Former UK leader Tony Blair blasts Labour Party’s anti-Semitism

The longtime leader of the Labour party tells Israeli TV that anti-Semitism must be rooted out “completely and totally.”

By: World Israel News Staff

Ex-British Prime Minister and former Labour Party leader Tony Blair says that anti-Semitism in party ranks would have been unthinkable when he was in charge. During an interview with Channel 10 while on a diplomatic mission to Israel, Blair blasted the current party leadership over its utter “failure to tackle anti-Semitism within its ranks, and root out anti-Semitism completely, totally.”

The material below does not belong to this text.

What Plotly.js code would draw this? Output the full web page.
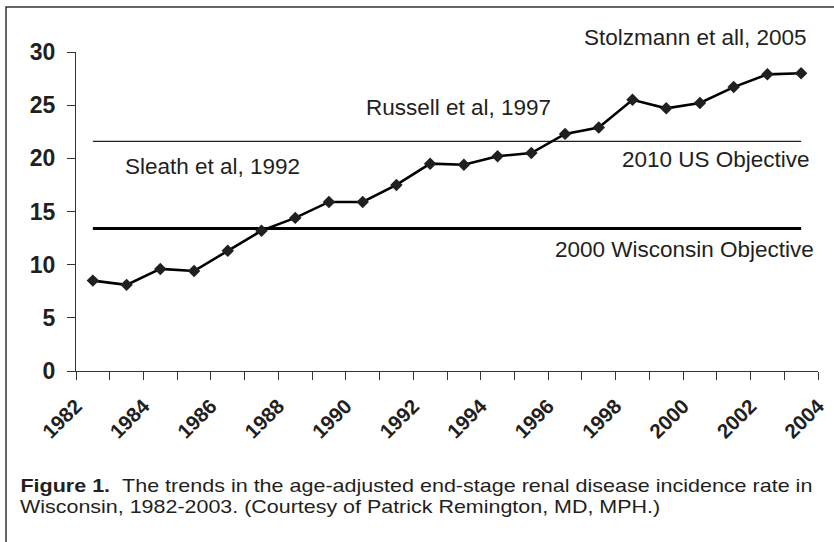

Blair served as British Prime Minister between 1997-2007, and led the Labor party for 13 years. Blair said he is certain that the general British public is not at all anti-Semitic, and that Labor had to make it clear that anti-Jewish sentiment in party ranks cannot be tolerated.

“I’m extremely sad about it, and anxious about it, and also very determined that the Labor Party should take the action necessary. There should be zero tolerance towards it. It’s one of these things that if you allow it to take root at all within a political party, it’s hard then to uproot it. This is a situation, frankly, I could not even have imagined when I was leader of the Labour Party,” he said.

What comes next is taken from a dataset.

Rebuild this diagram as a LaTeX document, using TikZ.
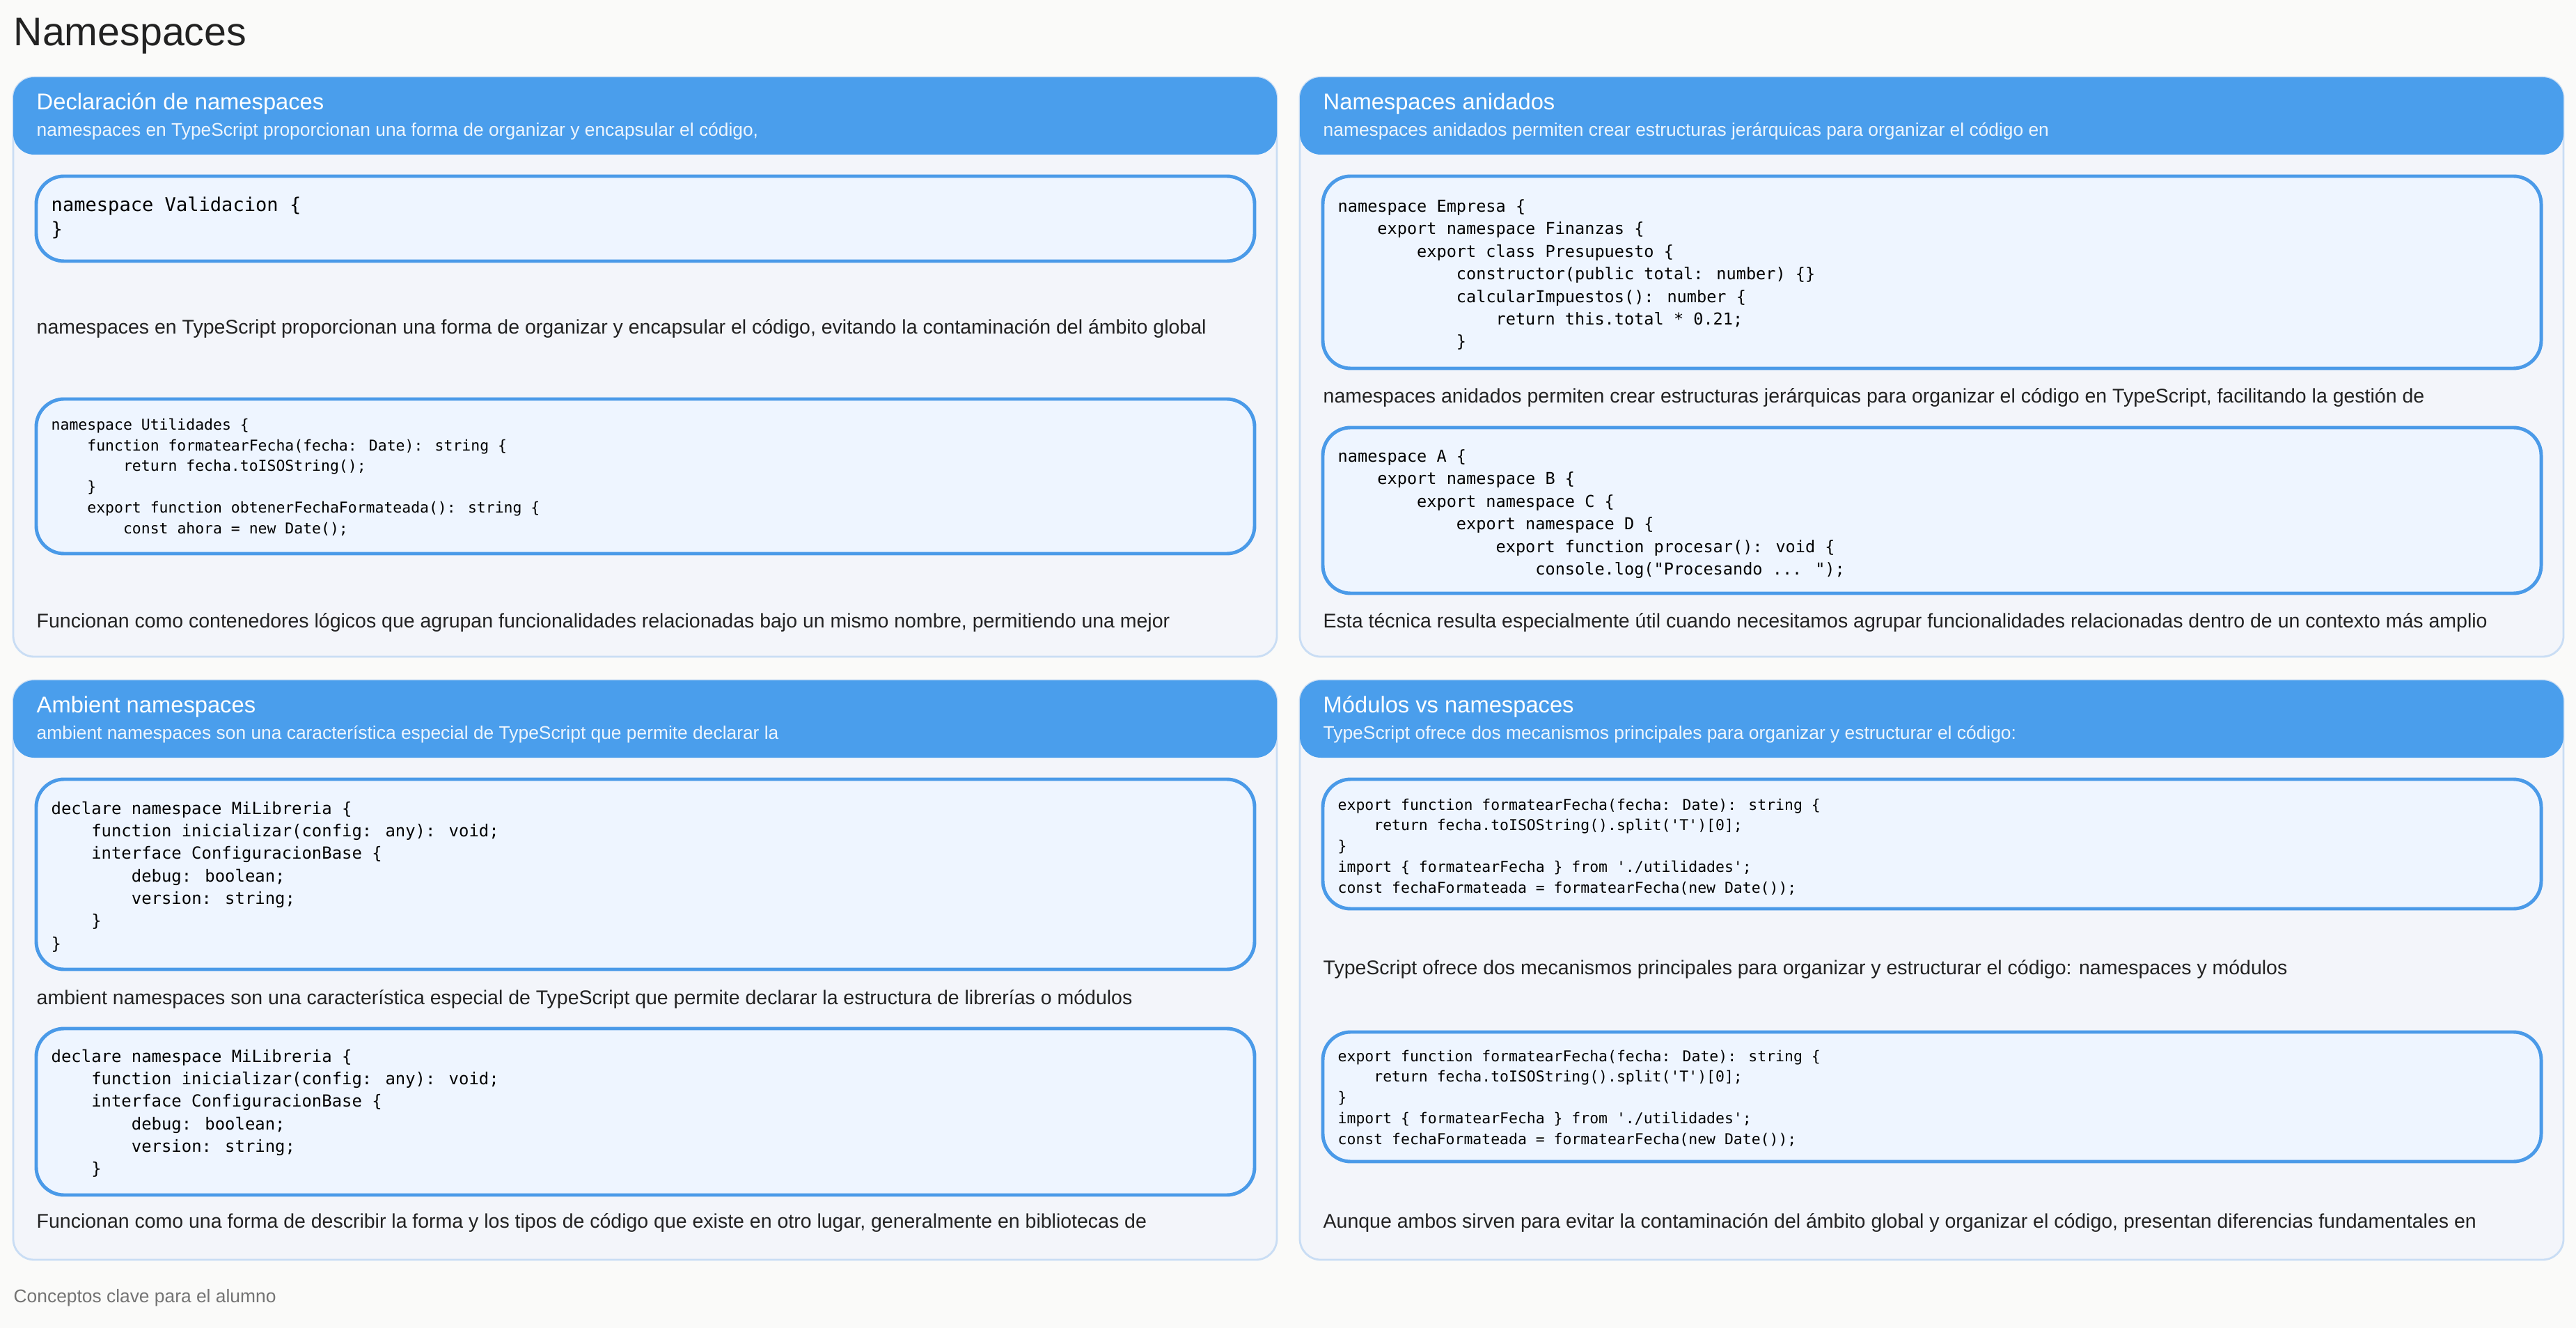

Blair told Channel 10, “I’m distressed on behalf of the Jewish community. I’m afraid it is a problem. The leadership has now said that they’re going to take the necessary action. But they really need to do that. The progressive part of British politics has got to get away from this notion of criticizing the whole concept of Zionism. This is a danger because it so easily trends into anti-Semitism.”

Trying to explain how anti-Semitism has seeped into Labour, Blair said, “The difficulty is that there is a lot of popular anger at the state of things all over Western politics today. People look for causes or issues upon which they can attach blame.” Blair then warned, “It’s important that the Labour Party makes it very clear that these sentiments are completely against everything that we stand for as a country and everything that we pride ourselves on as a community.”

The issue of anti-Semitism in the Labour party returned to the headlines on Sunday, when a former speaker of the House of Commons Michael Martin demanded a special party conference to discuss the issue and warned that anti-Semitism could cost the party the next election. Martin told The Guardian newspaper, “If you ran a restaurant, and it was dirty and there were cockroaches, you wouldn’t get away with saying ‘The restaurant down the road is dirty and has cockroaches too.’ You would be expected to sort out the problem.” Martin disagreed with those who said the issue of anti-Semitism was being used in an effort to rid the party of its leader Jeremy Corbyn.

On March 26, about 1,500 protesters, including British Jewish leaders, gathered outside Britain’s Houses of Parliament to protest anti-Semitism in the UK Labour party. The slogan they chanted was, “Enough is enough.”